[Source code of charts]
>> Begin
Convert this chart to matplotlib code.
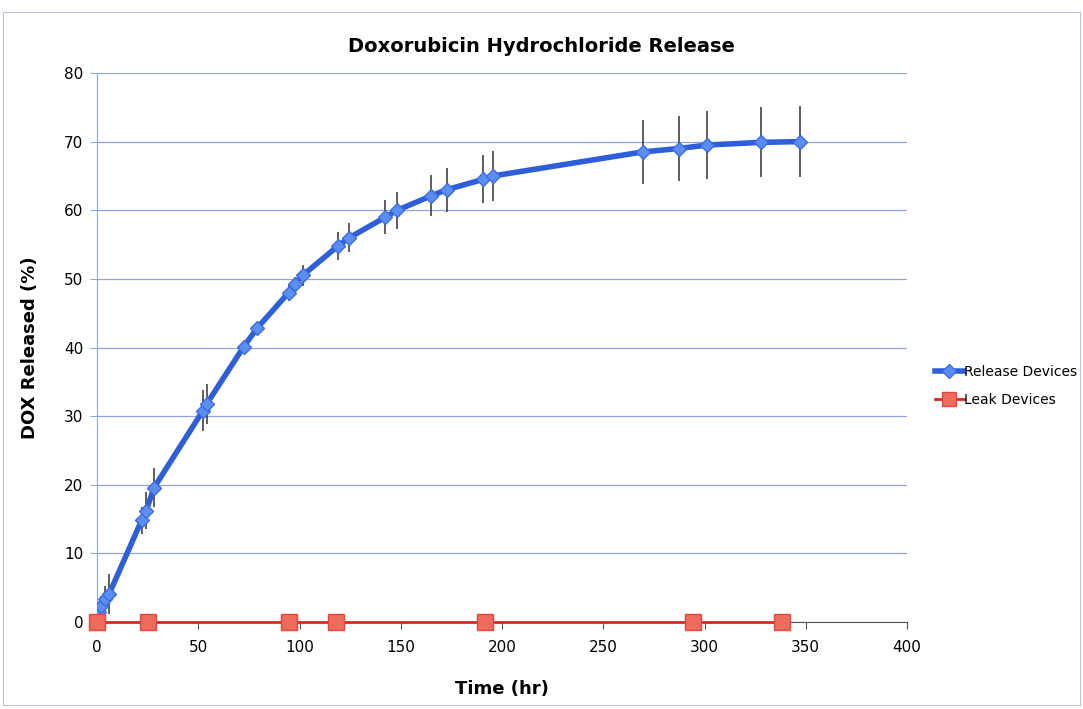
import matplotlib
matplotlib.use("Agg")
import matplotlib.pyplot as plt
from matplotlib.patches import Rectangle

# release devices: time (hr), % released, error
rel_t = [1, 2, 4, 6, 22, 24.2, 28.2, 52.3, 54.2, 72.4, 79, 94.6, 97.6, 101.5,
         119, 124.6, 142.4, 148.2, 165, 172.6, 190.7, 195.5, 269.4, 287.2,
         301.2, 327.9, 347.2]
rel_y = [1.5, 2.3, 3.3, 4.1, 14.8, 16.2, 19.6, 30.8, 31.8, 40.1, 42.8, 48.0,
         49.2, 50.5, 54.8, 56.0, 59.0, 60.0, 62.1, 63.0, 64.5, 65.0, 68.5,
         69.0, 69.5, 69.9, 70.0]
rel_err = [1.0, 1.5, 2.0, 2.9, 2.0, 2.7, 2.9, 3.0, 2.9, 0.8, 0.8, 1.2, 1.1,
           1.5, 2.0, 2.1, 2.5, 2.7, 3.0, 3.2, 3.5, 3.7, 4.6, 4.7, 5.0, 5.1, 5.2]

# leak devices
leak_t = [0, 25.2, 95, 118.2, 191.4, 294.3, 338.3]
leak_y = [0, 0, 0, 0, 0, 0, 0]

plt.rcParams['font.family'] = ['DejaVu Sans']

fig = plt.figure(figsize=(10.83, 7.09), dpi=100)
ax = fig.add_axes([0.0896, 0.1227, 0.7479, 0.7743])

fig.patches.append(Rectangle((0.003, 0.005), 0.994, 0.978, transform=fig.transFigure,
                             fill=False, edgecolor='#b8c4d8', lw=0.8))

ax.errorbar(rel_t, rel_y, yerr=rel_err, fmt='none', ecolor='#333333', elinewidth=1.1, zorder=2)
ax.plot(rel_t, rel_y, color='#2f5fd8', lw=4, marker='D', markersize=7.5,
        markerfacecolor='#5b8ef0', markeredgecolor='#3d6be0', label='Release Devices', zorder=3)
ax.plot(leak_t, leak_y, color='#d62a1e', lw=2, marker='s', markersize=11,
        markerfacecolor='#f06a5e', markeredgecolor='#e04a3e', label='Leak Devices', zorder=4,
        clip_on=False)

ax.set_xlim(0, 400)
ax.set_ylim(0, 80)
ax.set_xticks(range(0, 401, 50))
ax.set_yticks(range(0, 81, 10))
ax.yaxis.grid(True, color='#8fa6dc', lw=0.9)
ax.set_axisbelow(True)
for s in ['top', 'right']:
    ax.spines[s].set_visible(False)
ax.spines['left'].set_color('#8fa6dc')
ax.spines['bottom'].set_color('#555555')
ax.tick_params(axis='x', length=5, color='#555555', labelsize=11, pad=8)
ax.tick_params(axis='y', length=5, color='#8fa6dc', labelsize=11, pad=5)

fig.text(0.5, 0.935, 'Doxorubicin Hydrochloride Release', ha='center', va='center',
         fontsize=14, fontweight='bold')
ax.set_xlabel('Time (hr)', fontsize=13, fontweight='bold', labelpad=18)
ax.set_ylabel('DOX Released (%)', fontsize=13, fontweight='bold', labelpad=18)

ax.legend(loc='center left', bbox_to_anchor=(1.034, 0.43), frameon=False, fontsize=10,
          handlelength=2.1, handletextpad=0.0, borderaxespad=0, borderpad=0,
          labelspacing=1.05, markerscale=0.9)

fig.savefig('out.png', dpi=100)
>> End
>> Begin
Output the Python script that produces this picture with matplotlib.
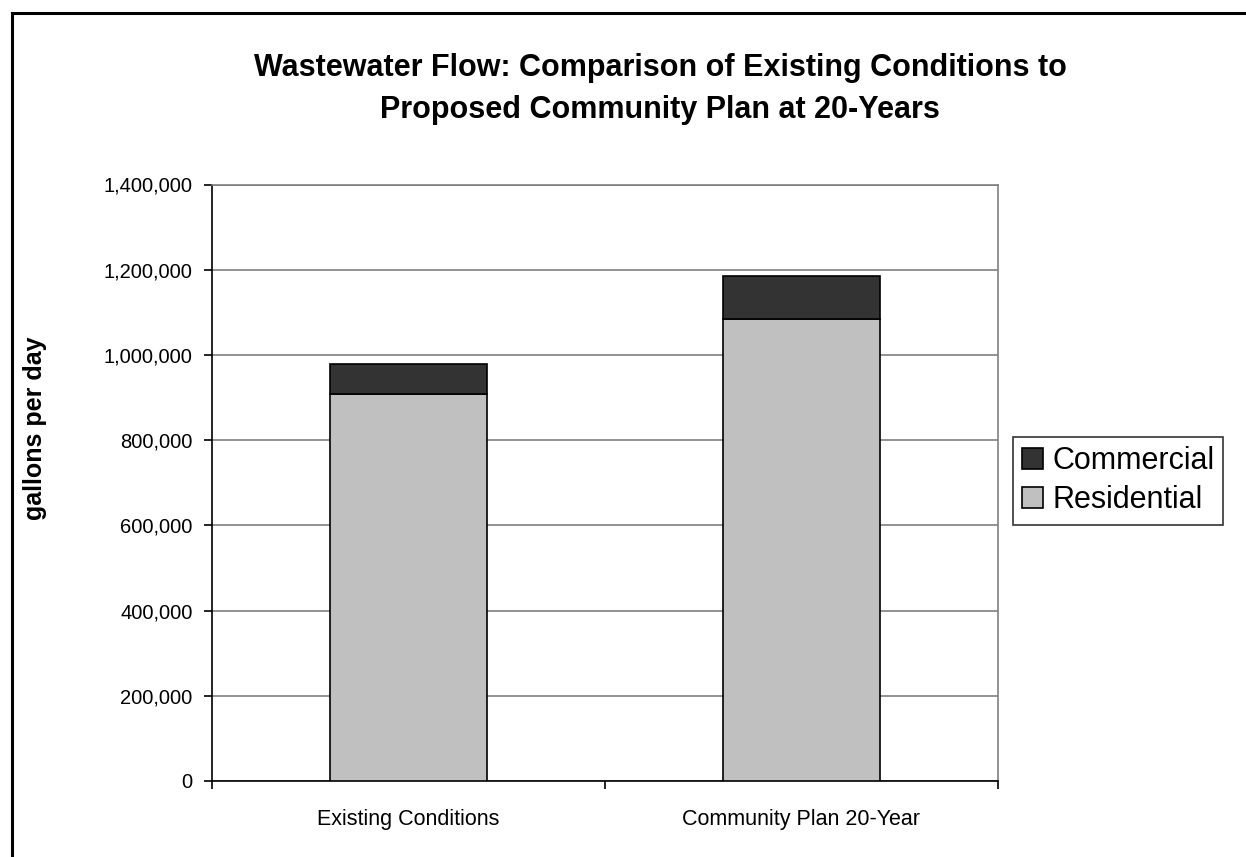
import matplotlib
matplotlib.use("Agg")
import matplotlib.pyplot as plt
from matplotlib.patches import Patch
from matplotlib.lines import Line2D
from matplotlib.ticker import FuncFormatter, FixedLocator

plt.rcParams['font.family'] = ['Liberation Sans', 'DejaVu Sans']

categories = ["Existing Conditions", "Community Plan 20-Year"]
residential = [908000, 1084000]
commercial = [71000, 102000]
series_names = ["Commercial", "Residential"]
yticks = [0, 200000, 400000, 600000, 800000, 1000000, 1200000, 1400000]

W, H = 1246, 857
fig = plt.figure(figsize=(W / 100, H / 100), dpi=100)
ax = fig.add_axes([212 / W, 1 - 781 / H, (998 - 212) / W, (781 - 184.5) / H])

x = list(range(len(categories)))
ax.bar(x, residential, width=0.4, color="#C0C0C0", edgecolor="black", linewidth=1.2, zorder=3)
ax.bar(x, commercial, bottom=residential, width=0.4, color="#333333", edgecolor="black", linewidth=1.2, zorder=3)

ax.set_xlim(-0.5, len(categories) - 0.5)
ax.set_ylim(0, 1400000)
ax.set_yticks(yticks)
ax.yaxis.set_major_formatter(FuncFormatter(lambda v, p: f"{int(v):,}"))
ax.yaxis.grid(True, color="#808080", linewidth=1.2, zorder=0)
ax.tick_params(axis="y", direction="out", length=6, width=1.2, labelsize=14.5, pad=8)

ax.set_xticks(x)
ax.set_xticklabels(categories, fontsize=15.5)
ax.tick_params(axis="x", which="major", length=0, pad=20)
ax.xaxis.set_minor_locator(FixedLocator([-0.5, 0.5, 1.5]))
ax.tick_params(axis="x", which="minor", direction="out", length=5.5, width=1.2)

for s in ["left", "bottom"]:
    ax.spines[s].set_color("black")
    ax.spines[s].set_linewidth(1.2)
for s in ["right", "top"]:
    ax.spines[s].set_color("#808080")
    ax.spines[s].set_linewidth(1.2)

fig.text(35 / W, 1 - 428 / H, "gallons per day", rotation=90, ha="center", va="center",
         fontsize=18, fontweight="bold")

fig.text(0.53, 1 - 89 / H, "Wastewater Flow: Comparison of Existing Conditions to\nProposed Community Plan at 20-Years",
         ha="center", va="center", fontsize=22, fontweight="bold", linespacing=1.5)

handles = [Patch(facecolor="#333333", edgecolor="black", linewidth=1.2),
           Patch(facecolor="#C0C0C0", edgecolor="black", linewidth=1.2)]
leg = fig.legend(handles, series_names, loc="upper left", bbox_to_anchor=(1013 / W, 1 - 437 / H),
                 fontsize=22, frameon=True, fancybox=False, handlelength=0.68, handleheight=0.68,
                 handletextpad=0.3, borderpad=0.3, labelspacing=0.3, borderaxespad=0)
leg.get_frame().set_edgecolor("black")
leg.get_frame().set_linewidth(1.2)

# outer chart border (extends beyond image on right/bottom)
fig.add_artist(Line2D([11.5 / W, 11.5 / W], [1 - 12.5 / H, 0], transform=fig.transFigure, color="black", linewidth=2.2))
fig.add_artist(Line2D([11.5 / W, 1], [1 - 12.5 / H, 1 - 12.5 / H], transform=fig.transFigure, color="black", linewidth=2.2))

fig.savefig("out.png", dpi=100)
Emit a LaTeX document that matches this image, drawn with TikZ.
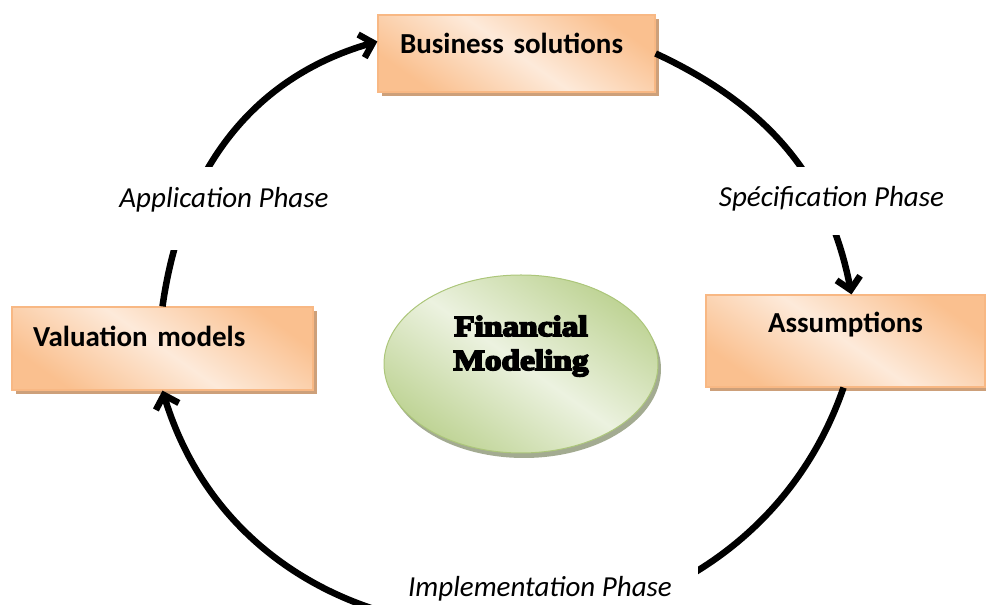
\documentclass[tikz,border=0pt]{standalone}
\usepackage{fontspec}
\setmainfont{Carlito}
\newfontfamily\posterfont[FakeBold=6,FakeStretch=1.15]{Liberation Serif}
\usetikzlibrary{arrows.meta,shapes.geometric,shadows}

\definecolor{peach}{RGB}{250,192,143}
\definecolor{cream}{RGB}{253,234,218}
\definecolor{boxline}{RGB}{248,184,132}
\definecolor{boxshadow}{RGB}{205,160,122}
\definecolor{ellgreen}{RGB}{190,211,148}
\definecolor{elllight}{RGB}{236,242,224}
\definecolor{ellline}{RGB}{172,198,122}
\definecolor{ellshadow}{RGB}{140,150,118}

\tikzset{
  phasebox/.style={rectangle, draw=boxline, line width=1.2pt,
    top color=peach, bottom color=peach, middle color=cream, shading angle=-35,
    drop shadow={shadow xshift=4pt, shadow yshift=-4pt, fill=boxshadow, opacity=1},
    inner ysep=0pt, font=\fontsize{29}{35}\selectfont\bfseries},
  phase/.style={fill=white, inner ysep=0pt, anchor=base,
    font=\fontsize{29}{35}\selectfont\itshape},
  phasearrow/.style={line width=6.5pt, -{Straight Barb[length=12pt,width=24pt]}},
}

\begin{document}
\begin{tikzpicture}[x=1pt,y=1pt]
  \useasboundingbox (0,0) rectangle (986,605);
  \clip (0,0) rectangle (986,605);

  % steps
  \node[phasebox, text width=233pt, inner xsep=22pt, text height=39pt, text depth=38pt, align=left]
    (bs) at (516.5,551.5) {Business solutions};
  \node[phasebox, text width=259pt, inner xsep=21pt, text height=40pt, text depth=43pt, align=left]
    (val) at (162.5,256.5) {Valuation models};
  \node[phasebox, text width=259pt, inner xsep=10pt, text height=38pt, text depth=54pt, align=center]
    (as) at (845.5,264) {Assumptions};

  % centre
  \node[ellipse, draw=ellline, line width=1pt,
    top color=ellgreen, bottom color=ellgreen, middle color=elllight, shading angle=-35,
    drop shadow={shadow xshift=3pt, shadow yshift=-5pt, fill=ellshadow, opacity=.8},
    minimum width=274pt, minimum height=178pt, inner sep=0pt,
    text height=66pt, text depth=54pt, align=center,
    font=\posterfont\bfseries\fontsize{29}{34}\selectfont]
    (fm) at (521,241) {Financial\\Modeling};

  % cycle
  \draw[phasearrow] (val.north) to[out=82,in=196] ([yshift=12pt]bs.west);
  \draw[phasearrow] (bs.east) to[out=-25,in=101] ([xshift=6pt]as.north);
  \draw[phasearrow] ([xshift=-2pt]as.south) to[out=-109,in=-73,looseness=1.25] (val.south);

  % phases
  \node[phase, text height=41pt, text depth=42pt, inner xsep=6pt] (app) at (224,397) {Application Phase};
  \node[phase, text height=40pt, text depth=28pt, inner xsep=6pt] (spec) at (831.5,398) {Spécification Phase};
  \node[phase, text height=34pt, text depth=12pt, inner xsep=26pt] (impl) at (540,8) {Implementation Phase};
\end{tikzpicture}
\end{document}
>> End
◆ **Work to do**
Omit the pictures. Extract exactly the lines that begin with the one holding "Convert this chart to matplotlib code." and end with the one holding "from matplotlib.patches import Rectangle", inclusive.

◆ **Complete response**
Convert this chart to matplotlib code.
import matplotlib
matplotlib.use("Agg")
import matplotlib.pyplot as plt
from matplotlib.patches import Rectangle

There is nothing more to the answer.